Set task: Set the lines down again exactly, first line through the line that contains "(0,0) rectangle (1844,1181);", with no pictures.
--- BEGIN Source material ---
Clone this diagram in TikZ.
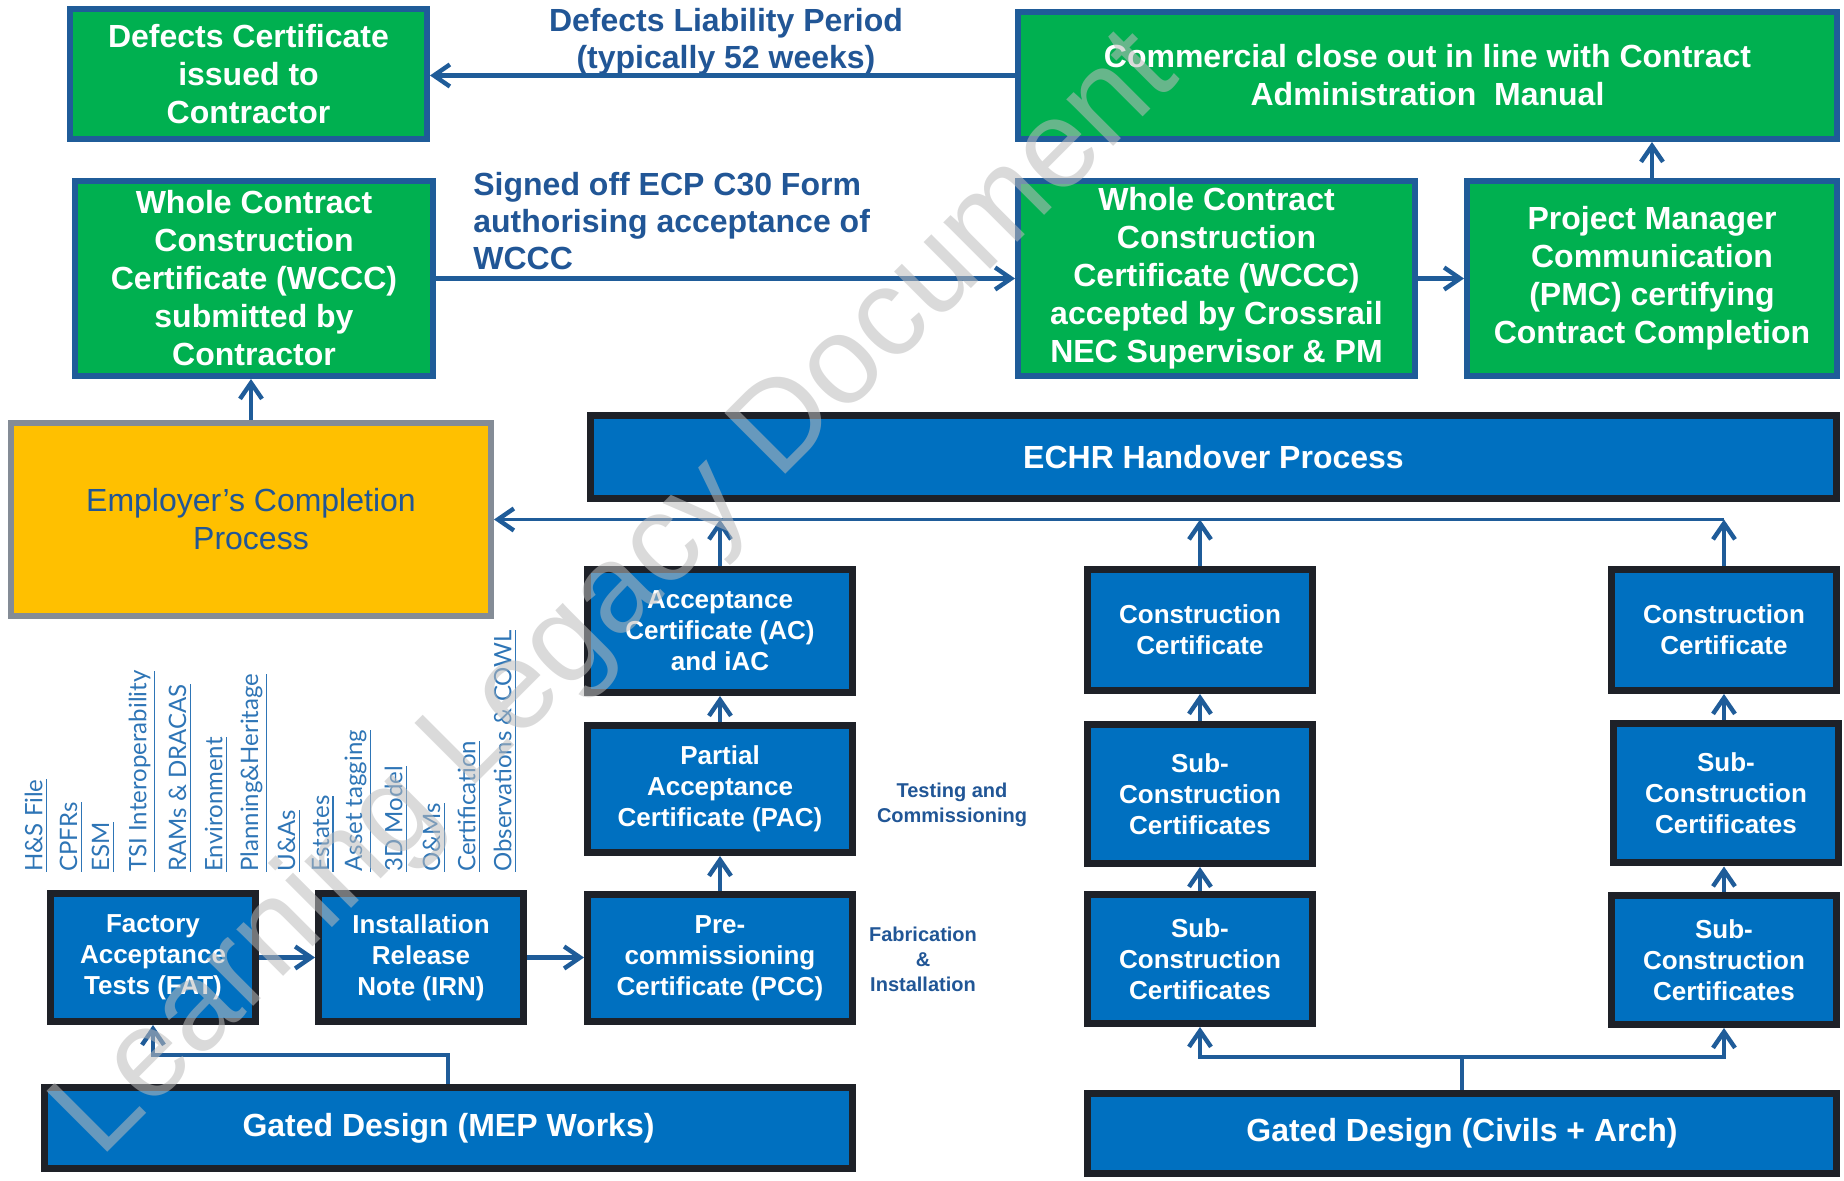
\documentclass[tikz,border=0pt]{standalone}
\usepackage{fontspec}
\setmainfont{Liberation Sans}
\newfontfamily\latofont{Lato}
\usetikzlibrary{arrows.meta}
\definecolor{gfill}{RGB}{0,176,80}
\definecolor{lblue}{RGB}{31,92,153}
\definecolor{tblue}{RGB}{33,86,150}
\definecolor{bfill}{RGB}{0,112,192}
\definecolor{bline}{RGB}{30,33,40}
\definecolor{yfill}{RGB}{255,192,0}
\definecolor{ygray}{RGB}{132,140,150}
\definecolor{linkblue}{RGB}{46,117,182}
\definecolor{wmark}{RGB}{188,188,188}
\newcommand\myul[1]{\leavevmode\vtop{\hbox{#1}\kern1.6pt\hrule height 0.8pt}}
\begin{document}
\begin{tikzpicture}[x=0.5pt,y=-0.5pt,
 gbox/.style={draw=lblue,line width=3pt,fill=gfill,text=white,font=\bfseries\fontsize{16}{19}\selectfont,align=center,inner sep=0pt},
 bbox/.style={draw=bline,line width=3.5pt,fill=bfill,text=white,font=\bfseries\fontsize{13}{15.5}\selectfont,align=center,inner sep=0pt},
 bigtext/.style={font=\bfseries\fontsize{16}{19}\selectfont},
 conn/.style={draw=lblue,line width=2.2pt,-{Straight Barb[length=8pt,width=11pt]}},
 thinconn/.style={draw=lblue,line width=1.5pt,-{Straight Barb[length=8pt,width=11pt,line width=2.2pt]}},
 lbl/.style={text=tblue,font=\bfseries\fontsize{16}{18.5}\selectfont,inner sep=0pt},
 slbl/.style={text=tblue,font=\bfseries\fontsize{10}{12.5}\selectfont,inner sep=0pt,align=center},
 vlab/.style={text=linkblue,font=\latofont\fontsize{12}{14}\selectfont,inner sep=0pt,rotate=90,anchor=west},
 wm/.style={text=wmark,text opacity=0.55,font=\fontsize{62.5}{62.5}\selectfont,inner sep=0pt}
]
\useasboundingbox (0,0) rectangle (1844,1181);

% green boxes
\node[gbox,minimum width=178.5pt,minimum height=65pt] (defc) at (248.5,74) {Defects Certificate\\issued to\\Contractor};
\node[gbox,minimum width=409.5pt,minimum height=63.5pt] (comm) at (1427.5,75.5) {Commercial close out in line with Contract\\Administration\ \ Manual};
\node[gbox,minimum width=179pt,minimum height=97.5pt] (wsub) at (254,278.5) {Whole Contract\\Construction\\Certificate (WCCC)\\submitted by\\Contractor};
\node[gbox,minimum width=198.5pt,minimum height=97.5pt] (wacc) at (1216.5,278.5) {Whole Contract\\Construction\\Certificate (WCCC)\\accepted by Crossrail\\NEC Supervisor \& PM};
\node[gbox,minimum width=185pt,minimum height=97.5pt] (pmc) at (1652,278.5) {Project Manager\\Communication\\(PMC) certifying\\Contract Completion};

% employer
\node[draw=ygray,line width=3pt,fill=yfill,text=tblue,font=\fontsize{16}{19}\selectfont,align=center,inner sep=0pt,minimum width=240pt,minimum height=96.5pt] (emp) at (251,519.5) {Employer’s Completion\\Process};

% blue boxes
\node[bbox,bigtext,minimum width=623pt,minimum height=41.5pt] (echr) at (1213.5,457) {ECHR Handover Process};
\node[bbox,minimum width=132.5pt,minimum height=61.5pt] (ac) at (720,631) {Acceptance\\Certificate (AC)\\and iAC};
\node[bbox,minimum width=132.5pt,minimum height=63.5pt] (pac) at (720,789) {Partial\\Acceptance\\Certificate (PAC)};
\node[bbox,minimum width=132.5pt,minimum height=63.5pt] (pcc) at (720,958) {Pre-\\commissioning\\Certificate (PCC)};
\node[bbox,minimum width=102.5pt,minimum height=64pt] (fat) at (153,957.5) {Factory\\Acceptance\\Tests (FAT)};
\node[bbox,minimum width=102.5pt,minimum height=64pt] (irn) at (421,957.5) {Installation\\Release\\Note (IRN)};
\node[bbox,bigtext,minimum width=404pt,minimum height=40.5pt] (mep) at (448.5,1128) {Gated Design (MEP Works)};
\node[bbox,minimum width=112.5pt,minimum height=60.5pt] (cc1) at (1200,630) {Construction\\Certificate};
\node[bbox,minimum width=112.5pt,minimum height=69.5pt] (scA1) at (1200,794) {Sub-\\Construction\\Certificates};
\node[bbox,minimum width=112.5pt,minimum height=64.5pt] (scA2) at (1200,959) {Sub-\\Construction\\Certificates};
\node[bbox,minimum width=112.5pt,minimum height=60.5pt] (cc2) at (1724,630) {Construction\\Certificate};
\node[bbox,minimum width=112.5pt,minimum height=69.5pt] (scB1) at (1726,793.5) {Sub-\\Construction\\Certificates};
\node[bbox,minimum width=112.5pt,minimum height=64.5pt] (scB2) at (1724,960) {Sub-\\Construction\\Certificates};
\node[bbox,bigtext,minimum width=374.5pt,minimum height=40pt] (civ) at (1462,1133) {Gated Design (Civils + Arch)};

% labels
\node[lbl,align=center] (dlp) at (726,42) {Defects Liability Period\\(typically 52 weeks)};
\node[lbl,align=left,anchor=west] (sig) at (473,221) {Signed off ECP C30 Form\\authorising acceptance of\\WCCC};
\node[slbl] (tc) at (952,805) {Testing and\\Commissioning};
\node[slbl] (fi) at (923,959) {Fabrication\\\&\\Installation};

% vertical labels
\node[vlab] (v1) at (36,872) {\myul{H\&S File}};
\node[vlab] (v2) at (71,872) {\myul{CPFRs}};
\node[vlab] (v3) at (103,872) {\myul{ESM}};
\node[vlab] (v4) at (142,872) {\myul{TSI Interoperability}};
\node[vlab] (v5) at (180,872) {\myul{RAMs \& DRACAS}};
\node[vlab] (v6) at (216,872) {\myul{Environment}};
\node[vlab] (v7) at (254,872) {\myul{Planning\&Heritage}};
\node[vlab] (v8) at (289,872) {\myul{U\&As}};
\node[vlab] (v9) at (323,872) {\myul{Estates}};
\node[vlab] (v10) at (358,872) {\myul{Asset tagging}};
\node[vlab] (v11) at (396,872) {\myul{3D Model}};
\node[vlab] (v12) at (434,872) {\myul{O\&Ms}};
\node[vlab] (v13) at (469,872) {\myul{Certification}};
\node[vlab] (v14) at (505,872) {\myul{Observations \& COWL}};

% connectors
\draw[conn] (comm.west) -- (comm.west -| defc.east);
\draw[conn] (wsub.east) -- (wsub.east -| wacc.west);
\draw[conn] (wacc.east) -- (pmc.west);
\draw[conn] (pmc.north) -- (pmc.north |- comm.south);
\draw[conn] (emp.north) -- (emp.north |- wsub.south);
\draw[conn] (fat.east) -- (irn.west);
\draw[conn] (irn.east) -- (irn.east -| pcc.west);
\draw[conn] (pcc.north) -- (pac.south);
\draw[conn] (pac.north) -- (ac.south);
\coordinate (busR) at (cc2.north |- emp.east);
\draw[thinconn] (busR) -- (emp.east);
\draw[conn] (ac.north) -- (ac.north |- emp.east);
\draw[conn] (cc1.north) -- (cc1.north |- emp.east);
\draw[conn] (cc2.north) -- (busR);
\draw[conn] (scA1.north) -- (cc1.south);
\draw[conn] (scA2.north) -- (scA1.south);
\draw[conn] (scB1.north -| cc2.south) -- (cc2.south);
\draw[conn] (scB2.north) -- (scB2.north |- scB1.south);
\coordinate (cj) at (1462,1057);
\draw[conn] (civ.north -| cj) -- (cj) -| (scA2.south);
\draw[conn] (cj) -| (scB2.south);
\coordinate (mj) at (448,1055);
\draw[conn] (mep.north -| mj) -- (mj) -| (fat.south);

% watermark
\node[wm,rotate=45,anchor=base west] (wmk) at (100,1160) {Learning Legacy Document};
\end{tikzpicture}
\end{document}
--- END Source material ---
Correct result:
Clone this diagram in TikZ.
\documentclass[tikz,border=0pt]{standalone}
\usepackage{fontspec}
\setmainfont{Liberation Sans}
\newfontfamily\latofont{Lato}
\usetikzlibrary{arrows.meta}
\definecolor{gfill}{RGB}{0,176,80}
\definecolor{lblue}{RGB}{31,92,153}
\definecolor{tblue}{RGB}{33,86,150}
\definecolor{bfill}{RGB}{0,112,192}
\definecolor{bline}{RGB}{30,33,40}
\definecolor{yfill}{RGB}{255,192,0}
\definecolor{ygray}{RGB}{132,140,150}
\definecolor{linkblue}{RGB}{46,117,182}
\definecolor{wmark}{RGB}{188,188,188}
\newcommand\myul[1]{\leavevmode\vtop{\hbox{#1}\kern1.6pt\hrule height 0.8pt}}
\begin{document}
\begin{tikzpicture}[x=0.5pt,y=-0.5pt,
 gbox/.style={draw=lblue,line width=3pt,fill=gfill,text=white,font=\bfseries\fontsize{16}{19}\selectfont,align=center,inner sep=0pt},
 bbox/.style={draw=bline,line width=3.5pt,fill=bfill,text=white,font=\bfseries\fontsize{13}{15.5}\selectfont,align=center,inner sep=0pt},
 bigtext/.style={font=\bfseries\fontsize{16}{19}\selectfont},
 conn/.style={draw=lblue,line width=2.2pt,-{Straight Barb[length=8pt,width=11pt]}},
 thinconn/.style={draw=lblue,line width=1.5pt,-{Straight Barb[length=8pt,width=11pt,line width=2.2pt]}},
 lbl/.style={text=tblue,font=\bfseries\fontsize{16}{18.5}\selectfont,inner sep=0pt},
 slbl/.style={text=tblue,font=\bfseries\fontsize{10}{12.5}\selectfont,inner sep=0pt,align=center},
 vlab/.style={text=linkblue,font=\latofont\fontsize{12}{14}\selectfont,inner sep=0pt,rotate=90,anchor=west},
 wm/.style={text=wmark,text opacity=0.55,font=\fontsize{62.5}{62.5}\selectfont,inner sep=0pt}
]
\useasboundingbox (0,0) rectangle (1844,1181);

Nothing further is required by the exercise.